There's actually more than one kind of face normal in Blender. Because quads and ngons can be non-planar, they can have their own face normals that are different than their triangulated normals. Here, I'm assuming you want the triangulated face normals, and we're starting by triangulating the mesh (even though in the case of our icosphere, it's already triangulated.) The nodes are pretty simple; we just turn our faces to points, align with the nearest normal, and instance our arrow mesh. Testing it out, the domain of "face" normals seems to be set by choosing "faces" in the mesh-to-points node.
We'll group that and move on to vertex normals. It wouldn't make any sense to show vertex normals in the middle of our faces; the interpolated vertex normal there is (right now) the same as the face normal. So instead, we'll instance these onto the vertices:

You can see this is roughly the same structure, except we're instancing on our vertices, making it point domain data.
Custom normals are where we have to get tricky. First, of course, we're going to need an arrow for every face-corner; additionally, there's little GN support for direct use of custom normals, so we'll have to hack it.
Rather than instancing on our previous object, I'm going to make a linked duplicate, autosmooth it, and then start from scratch with modifiers:

So what are we doing here?
Edge splitting all edges creates a unique vertex for every face-corner, which can receive its own custom normal and can spawn a new instance;
Our data transfer modifier creates the face-corner custom normals (it can target a hidden copy of the mesh if you'd like). Here, I'm copying normals from the wireframe Suzanne;
We make an attribute to back up our current position;
We do a constant displacement in the direction of custom normals.
At this point, we can find the custom normal of the vertex very easily, by simply subtracting its position from its old position (it's a unit-length displacement). We can also restore our original position very easily.

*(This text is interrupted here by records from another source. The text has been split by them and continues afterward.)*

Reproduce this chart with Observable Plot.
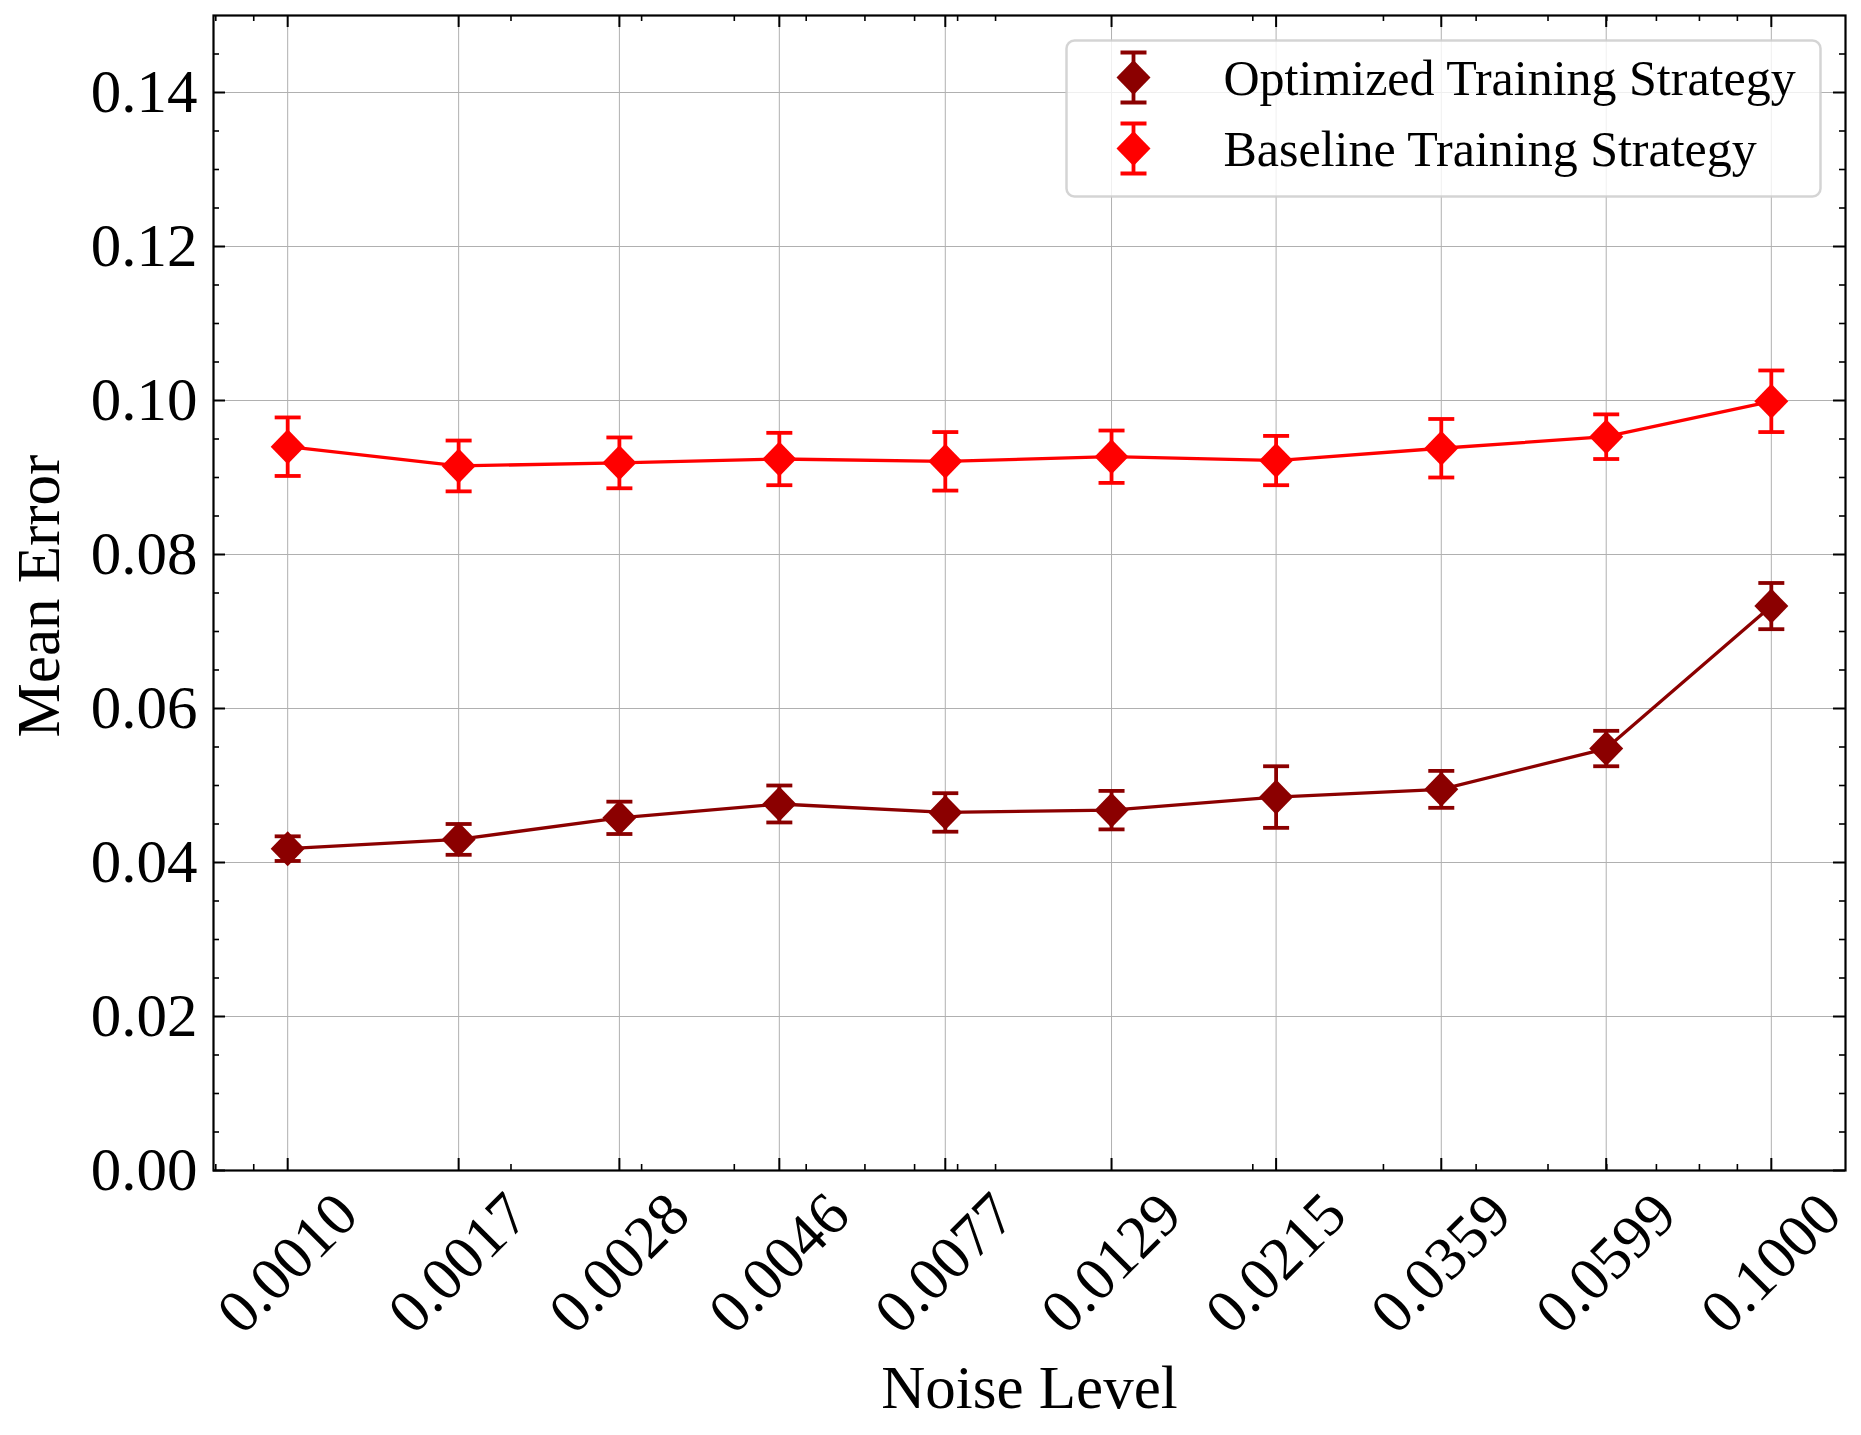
<!DOCTYPE html>
<html>
<head>
<meta charset="utf-8">
<script src="https://cdn.jsdelivr.net/npm/d3@7"></script>
<script src="https://cdn.jsdelivr.net/npm/@observablehq/plot@0.6"></script>
<style>
  html, body { margin: 0; padding: 0; background: #ffffff; }
  #chart svg { display: block; }
</style>
</head>
<body>
<div id="chart"></div>
<script>
// ---- data ----
const noiseLevels   = [0.0010, 0.0017, 0.0028, 0.0046, 0.0077, 0.0129, 0.0215, 0.0359, 0.0599, 0.1000];
const optimizedMean = [0.0418, 0.0430, 0.0458, 0.0476, 0.0465, 0.0468, 0.0485, 0.0495, 0.0548, 0.0733];
const optimizedErr  = [0.0016, 0.0020, 0.0021, 0.0024, 0.0025, 0.0025, 0.0040, 0.0024, 0.0023, 0.0030];
const baselineMean  = [0.0940, 0.0915, 0.0919, 0.0924, 0.0921, 0.0927, 0.0922, 0.0938, 0.0953, 0.0999];
const baselineErr   = [0.0038, 0.0033, 0.0033, 0.0034, 0.0038, 0.0034, 0.0032, 0.0038, 0.0029, 0.0040];
const seriesNames   = ["Optimized Training Strategy", "Baseline Training Strategy"];
const seriesColors  = ["#8b0000", "#ff0000"];
const xTickLabels   = ["0.0010", "0.0017", "0.0028", "0.0046", "0.0077", "0.0129", "0.0215", "0.0359", "0.0599", "0.1000"];
const yTickValues   = [0.00, 0.02, 0.04, 0.06, 0.08, 0.10, 0.12, 0.14];
const xMinorTicks   = [0.0008, 0.0009, 0.002, 0.003, 0.004, 0.005, 0.006, 0.007, 0.008, 0.009,
                       0.02, 0.03, 0.04, 0.05, 0.06, 0.07, 0.08, 0.09];
const yMinorTicks   = [0.005, 0.010, 0.015, 0.025, 0.030, 0.035, 0.045, 0.050, 0.055, 0.065, 0.070, 0.075,
                       0.085, 0.090, 0.095, 0.105, 0.110, 0.115, 0.125, 0.130, 0.135, 0.145];
const xLabel = "Noise Level";
const yLabel = "Mean Error";

// ---- layout ----
const W = 1861, H = 1435;
const mL = 213, mR = 16, mT = 15, mB = 265;
const fW = W - mL - mR, fH = H - mT - mB;
const FONT = "'Liberation Serif', 'Times New Roman', Times, serif";

const rows = [];
const means = [optimizedMean, baselineMean];
const errs = [optimizedErr, baselineErr];
seriesNames.forEach((name, s) => {
  noiseLevels.forEach((x, i) => {
    rows.push({series: name, color: seriesColors[s], x, y: means[s][i], lo: means[s][i] - errs[s][i], hi: means[s][i] + errs[s][i]});
  });
});
const xTickRows = noiseLevels.map((v, i) => ({v, label: xTickLabels[i]}));

// custom symbols
const capSymbol = {draw(ctx) { ctx.moveTo(-13, 0); ctx.lineTo(13, 0); }};
const diamondSymbol = {draw(ctx) { ctx.moveTo(0, -17.5); ctx.lineTo(17, 0); ctx.lineTo(0, 17.5); ctx.lineTo(-17, 0); ctx.closePath(); }};
const legendBarSymbol = {draw(ctx) {
  ctx.moveTo(0, -25); ctx.lineTo(0, 25);
  ctx.moveTo(-13, -25); ctx.lineTo(13, -25);
  ctx.moveTo(-13, 25); ctx.lineTo(13, 25);
}};

const marks = [
  Plot.gridX(noiseLevels, {stroke: "#b0b0b0", strokeOpacity: 1, strokeWidth: 1}),
  Plot.gridY(yTickValues, {stroke: "#b0b0b0", strokeOpacity: 1, strokeWidth: 1}),
];

seriesNames.forEach((name, s) => {
  const data = rows.filter(d => d.series === name);
  const c = seriesColors[s];
  marks.push(
    Plot.line(data, {x: "x", y: "y", stroke: c, strokeWidth: 3.3}),
    Plot.ruleX(data, {x: "x", y1: "lo", y2: "hi", stroke: c, strokeWidth: 3.8}),
    Plot.dot(data, {x: "x", y: "hi", symbol: capSymbol, r: 1, fill: "none", stroke: c, strokeWidth: 3.8}),
    Plot.dot(data, {x: "x", y: "lo", symbol: capSymbol, r: 1, fill: "none", stroke: c, strokeWidth: 3.8}),
    Plot.dot(data, {x: "x", y: "y", symbol: diamondSymbol, r: 1, fill: c, stroke: "none"})
  );
});

// inward ticks on all four sides
marks.push(
  Plot.ruleX(noiseLevels, {insetTop: fH - 12, stroke: "black", strokeWidth: 2}),
  Plot.ruleX(noiseLevels, {insetBottom: fH - 12, stroke: "black", strokeWidth: 2}),
  Plot.ruleX(xMinorTicks, {insetTop: fH - 6, stroke: "black", strokeWidth: 1.6}),
  Plot.ruleX(xMinorTicks, {insetBottom: fH - 6, stroke: "black", strokeWidth: 1.6}),
  Plot.ruleY(yTickValues, {insetRight: fW - 12, stroke: "black", strokeWidth: 2}),
  Plot.ruleY(yTickValues, {insetLeft: fW - 12, stroke: "black", strokeWidth: 2}),
  Plot.ruleY(yMinorTicks, {insetRight: fW - 6, stroke: "black", strokeWidth: 1.6}),
  Plot.ruleY(yMinorTicks, {insetLeft: fW - 6, stroke: "black", strokeWidth: 1.6}),
  Plot.frame({stroke: "black", strokeWidth: 2.2}),
  // y tick labels
  Plot.axisY({ticks: yTickValues, tickSize: 0, tickPadding: 16, tickFormat: d3.format(".2f"), fontSize: 61, label: null}),
  // x tick labels, rotated 45 degrees, centred under the ticks
  Plot.text(xTickRows, {x: "v", text: "label", frameAnchor: "bottom", dy: 93, rotate: -45,
    textAnchor: "middle", lineAnchor: "middle", fontSize: 61, fill: "black"}),
  // axis titles
  Plot.text([xLabel], {text: d => d, frameAnchor: "bottom", dy: 237, textAnchor: "middle", lineAnchor: "bottom", fontSize: 61, fill: "black"}),
  Plot.text([yLabel], {text: d => d, frameAnchor: "left", dx: -174, dy: 3, rotate: -90, textAnchor: "middle", lineAnchor: "middle", fontSize: 61, fill: "black"}),
  // legend box
  Plot.frame({insetLeft: 1066 - mL, insetTop: 40 - mT, insetRight: mL + fW - 1820, insetBottom: mT + fH - 196,
    rx: 8, ry: 8, fill: "white", fillOpacity: 0.8, stroke: "#cccccc", strokeOpacity: 0.85, strokeWidth: 2.5})
);

// legend entries
const legendDy = [62, 133];
seriesNames.forEach((name, s) => {
  const c = seriesColors[s];
  marks.push(
    Plot.dot([name], {frameAnchor: "top-left", dx: 1133 - mL, dy: legendDy[s], symbol: legendBarSymbol, r: 1, fill: "none", stroke: c, strokeWidth: 3.8}),
    Plot.dot([name], {frameAnchor: "top-left", dx: 1133 - mL, dy: legendDy[s], symbol: diamondSymbol, r: 1, fill: c, stroke: "none"}),
    Plot.text([name], {frameAnchor: "top-left", dx: 1223 - mL, dy: legendDy[s] + 1, text: d => d, textAnchor: "start", lineAnchor: "middle", fontSize: 50, fill: "black"})
  );
});

const chart = Plot.plot({
  width: W, height: H,
  marginLeft: mL, marginRight: mR, marginTop: mT, marginBottom: mB,
  style: {fontFamily: FONT, fontSize: "61px", background: "white", color: "black", overflow: "visible"},
  x: {type: "log", domain: [Math.pow(10, -3.1), Math.pow(10, -0.9)], axis: null},
  y: {type: "linear", domain: [0, 0.15]},
  marks
});
document.getElementById("chart").appendChild(chart);
</script>
</body>
</html>
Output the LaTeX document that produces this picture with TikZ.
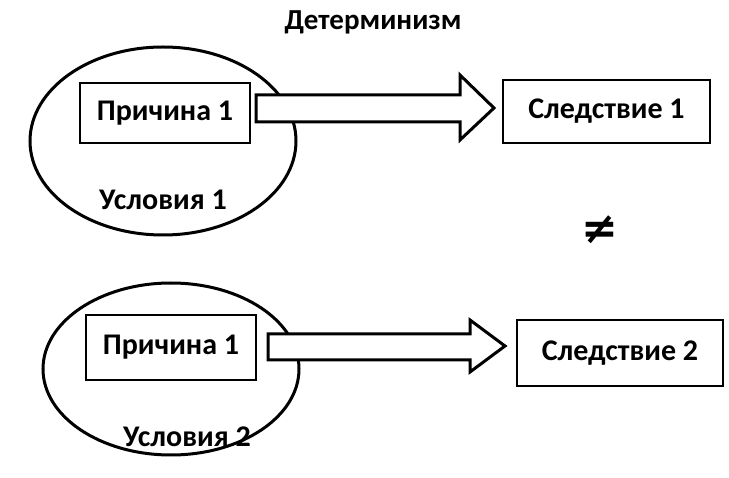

Shown with other object at the same time. We're figuring out our custom normal by subtract posBack from position rather than using a Normal node. Note that we're transforming our instances by -1 in their Z axis to counteract our displacement. Otherwise, this is the same thing as our vertex normals. We're not joining to our original geometry, just outputting the arrows, because we intend to use this object in conjunction with our other object, and because our original geometry is no longer much like the icosphere with which we started :)
Finally, we can enable cage display on all modifiers, parent both the source of our custom normals and our custom normal display to our object that displays face and vertex normals, and we can make any edits to the original object (or, to our source of normals) to see them displayed, in real time:


In your question's image, you're using 3 arrows for each normal. We could easily use a set of 3 arrows instead of a single one for each instance. However, what we can't do, is align those with a UV tangent vector. So we can't use this to, for example, demonstrate tangent space. It would be nice if there was some way to get UV tangents into geometry nodes, but that's life.